● **The request**
Set down, exactly as written, the lines from the top of the data to the line that holds "0.01, 0.005, 0.01, 0.01, 0.0, 0.0, 0.0, 0.0, 0.0, 0.0]", and omit the pictures.

● **Collected data**

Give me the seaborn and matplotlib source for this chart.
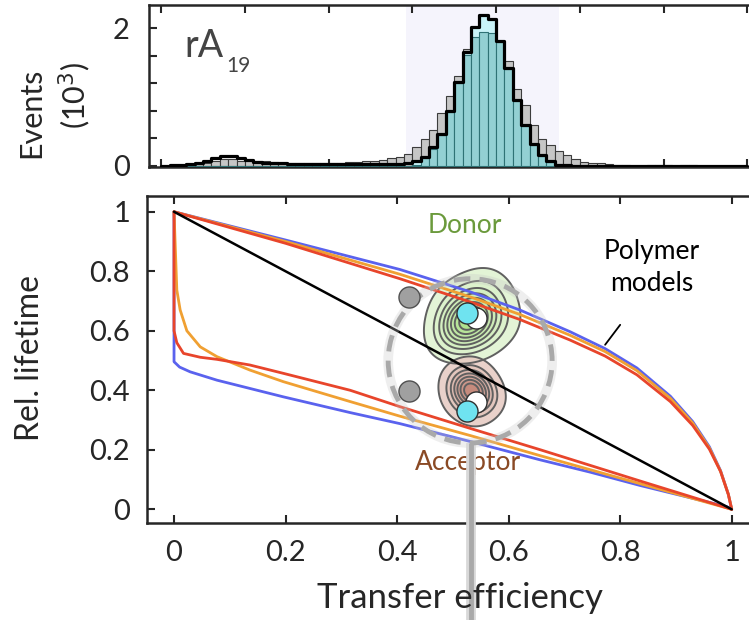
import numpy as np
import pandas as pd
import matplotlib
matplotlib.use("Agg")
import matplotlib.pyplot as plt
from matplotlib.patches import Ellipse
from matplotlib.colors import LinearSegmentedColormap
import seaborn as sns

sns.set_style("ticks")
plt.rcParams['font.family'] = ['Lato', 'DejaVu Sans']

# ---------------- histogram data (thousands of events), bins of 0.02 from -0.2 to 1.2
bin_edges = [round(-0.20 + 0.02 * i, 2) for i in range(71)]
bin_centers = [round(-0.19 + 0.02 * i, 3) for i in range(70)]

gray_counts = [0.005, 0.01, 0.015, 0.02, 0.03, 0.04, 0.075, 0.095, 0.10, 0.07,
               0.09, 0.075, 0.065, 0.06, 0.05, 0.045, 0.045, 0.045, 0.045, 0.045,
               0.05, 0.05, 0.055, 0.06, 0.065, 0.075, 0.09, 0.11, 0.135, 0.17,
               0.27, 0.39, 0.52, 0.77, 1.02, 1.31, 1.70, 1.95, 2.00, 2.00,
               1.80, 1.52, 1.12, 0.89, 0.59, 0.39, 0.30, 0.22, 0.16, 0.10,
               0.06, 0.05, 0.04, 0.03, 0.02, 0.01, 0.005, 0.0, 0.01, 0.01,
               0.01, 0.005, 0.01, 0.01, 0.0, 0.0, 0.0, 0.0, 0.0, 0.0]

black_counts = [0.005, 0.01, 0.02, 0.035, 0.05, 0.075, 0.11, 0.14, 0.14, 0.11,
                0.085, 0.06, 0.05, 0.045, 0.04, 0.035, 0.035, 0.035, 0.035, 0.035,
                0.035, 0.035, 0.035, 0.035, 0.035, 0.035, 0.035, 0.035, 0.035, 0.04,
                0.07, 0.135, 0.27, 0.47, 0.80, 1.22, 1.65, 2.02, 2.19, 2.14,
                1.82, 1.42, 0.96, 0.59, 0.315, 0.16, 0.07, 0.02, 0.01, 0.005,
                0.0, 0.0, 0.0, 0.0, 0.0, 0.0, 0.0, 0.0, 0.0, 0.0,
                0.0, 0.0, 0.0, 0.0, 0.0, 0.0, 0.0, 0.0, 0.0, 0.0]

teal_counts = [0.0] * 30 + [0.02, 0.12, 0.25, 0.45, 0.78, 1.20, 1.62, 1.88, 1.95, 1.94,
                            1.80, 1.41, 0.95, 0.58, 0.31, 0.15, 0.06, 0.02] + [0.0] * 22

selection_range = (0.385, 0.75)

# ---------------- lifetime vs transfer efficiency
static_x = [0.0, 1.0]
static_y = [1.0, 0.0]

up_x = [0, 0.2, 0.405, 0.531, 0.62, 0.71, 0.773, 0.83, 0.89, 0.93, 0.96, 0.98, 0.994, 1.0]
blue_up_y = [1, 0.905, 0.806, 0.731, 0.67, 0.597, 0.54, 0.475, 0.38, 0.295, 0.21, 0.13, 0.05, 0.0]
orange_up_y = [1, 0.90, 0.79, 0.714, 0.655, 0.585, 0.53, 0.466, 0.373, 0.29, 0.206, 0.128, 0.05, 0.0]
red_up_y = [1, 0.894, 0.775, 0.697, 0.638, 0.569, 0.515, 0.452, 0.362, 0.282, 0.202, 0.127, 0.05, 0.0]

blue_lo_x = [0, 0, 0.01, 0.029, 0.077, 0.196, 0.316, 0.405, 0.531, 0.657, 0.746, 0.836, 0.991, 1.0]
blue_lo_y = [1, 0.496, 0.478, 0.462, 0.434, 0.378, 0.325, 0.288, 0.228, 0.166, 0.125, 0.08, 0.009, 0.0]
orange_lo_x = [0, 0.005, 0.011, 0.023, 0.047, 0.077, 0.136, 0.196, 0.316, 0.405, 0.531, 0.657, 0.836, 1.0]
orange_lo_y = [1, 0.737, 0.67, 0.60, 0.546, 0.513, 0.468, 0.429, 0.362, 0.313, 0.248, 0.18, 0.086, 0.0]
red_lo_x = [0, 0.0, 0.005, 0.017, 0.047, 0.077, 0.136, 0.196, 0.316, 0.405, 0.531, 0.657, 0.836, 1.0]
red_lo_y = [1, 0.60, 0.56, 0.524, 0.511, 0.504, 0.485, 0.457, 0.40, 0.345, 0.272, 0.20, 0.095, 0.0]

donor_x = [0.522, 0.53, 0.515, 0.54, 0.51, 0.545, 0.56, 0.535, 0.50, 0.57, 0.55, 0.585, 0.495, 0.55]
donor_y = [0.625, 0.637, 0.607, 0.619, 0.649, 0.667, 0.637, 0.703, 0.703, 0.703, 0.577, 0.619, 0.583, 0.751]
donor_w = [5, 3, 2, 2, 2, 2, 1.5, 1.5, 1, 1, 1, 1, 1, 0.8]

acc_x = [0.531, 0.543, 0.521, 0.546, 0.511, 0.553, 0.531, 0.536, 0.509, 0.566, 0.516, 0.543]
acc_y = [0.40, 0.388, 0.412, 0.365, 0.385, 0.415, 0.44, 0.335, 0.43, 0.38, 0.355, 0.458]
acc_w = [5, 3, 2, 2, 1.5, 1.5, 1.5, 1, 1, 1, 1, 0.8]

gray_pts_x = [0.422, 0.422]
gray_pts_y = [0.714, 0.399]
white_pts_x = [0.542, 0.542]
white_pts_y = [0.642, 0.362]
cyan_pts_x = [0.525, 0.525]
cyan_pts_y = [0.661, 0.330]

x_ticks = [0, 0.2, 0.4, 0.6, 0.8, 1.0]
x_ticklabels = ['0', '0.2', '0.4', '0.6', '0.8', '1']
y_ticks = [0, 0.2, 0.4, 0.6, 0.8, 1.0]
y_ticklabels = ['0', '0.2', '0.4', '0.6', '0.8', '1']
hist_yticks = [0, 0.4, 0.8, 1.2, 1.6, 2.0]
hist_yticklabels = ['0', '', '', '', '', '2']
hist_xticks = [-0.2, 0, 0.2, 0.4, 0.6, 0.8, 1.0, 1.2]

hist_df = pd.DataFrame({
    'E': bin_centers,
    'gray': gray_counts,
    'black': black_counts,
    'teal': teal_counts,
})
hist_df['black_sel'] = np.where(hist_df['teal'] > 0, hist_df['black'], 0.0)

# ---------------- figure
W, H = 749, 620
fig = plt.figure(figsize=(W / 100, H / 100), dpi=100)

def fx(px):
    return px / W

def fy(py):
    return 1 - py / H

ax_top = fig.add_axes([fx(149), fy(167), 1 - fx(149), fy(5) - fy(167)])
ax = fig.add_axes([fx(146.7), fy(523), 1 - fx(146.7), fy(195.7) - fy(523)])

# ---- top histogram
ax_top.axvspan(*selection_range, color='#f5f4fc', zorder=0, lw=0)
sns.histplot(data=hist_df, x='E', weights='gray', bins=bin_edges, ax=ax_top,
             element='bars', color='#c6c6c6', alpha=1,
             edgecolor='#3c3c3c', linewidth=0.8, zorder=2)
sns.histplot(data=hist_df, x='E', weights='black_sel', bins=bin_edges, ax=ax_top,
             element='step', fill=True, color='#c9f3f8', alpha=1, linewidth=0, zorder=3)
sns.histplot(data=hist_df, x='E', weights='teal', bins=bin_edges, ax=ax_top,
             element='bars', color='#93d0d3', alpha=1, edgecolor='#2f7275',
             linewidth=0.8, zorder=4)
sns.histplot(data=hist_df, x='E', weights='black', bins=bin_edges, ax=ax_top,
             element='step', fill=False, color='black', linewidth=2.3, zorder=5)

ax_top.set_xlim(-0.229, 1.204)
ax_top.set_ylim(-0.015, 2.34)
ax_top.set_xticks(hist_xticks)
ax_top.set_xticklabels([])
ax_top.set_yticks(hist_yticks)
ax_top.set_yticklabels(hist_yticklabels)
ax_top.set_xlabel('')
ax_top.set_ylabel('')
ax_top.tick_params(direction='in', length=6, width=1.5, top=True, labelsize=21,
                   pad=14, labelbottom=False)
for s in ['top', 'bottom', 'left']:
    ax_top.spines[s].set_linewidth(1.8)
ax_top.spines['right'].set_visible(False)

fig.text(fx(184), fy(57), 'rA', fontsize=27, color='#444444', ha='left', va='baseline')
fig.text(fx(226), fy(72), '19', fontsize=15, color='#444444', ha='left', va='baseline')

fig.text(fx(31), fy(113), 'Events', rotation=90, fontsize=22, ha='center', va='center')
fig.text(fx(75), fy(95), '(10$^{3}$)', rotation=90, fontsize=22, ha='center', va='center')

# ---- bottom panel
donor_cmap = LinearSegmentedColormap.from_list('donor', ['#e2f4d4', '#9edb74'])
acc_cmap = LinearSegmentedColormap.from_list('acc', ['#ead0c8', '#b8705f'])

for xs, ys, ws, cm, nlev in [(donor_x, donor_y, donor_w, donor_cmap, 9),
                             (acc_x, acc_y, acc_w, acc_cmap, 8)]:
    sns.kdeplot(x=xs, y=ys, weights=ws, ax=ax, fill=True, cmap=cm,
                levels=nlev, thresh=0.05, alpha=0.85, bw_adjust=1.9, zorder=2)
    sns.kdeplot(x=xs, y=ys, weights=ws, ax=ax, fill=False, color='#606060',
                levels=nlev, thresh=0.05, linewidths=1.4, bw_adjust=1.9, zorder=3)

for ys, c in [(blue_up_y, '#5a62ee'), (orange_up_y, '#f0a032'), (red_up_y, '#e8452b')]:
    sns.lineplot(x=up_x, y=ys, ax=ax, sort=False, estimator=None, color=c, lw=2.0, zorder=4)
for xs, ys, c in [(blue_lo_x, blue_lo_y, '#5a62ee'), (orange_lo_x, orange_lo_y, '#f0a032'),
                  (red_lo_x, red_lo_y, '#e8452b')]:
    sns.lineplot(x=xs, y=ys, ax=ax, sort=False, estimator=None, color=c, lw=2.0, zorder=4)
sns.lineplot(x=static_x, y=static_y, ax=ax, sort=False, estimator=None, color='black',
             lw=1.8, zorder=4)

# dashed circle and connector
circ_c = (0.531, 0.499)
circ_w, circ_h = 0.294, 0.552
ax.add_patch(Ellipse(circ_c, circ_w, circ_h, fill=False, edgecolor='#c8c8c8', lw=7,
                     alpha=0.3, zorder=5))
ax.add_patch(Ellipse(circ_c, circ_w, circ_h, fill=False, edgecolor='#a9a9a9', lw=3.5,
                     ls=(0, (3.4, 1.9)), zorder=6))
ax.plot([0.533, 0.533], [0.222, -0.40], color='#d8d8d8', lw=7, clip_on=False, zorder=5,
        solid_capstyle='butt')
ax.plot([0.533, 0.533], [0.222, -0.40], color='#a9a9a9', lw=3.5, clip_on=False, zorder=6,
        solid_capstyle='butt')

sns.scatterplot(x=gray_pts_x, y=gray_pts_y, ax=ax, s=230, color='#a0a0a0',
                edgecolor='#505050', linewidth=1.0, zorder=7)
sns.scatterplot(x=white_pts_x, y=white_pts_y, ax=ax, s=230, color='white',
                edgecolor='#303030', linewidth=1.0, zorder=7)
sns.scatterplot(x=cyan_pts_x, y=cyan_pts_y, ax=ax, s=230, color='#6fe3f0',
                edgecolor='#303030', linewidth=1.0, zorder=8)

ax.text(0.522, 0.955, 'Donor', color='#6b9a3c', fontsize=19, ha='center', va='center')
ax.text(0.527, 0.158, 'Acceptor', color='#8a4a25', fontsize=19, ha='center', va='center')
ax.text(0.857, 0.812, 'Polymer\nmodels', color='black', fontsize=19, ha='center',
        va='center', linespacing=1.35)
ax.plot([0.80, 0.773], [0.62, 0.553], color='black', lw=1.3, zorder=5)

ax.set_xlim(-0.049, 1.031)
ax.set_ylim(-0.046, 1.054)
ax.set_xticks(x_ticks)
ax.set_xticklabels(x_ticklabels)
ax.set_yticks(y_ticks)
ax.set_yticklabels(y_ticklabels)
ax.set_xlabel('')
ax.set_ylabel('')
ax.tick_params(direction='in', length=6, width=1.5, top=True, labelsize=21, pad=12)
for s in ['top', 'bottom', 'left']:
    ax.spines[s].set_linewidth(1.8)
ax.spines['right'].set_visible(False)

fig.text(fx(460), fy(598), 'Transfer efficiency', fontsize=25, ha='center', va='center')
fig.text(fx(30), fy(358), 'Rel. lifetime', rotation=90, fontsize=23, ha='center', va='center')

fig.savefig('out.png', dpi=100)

● **Solution for this task**
Give me the seaborn and matplotlib source for this chart.
import numpy as np
import pandas as pd
import matplotlib
matplotlib.use("Agg")
import matplotlib.pyplot as plt
from matplotlib.patches import Ellipse
from matplotlib.colors import LinearSegmentedColormap
import seaborn as sns

sns.set_style("ticks")
plt.rcParams['font.family'] = ['Lato', 'DejaVu Sans']

# ---------------- histogram data (thousands of events), bins of 0.02 from -0.2 to 1.2
bin_edges = [round(-0.20 + 0.02 * i, 2) for i in range(71)]
bin_centers = [round(-0.19 + 0.02 * i, 3) for i in range(70)]

gray_counts = [0.005, 0.01, 0.015, 0.02, 0.03, 0.04, 0.075, 0.095, 0.10, 0.07,
               0.09, 0.075, 0.065, 0.06, 0.05, 0.045, 0.045, 0.045, 0.045, 0.045,
               0.05, 0.05, 0.055, 0.06, 0.065, 0.075, 0.09, 0.11, 0.135, 0.17,
               0.27, 0.39, 0.52, 0.77, 1.02, 1.31, 1.70, 1.95, 2.00, 2.00,
               1.80, 1.52, 1.12, 0.89, 0.59, 0.39, 0.30, 0.22, 0.16, 0.10,
               0.06, 0.05, 0.04, 0.03, 0.02, 0.01, 0.005, 0.0, 0.01, 0.01,
               0.01, 0.005, 0.01, 0.01, 0.0, 0.0, 0.0, 0.0, 0.0, 0.0]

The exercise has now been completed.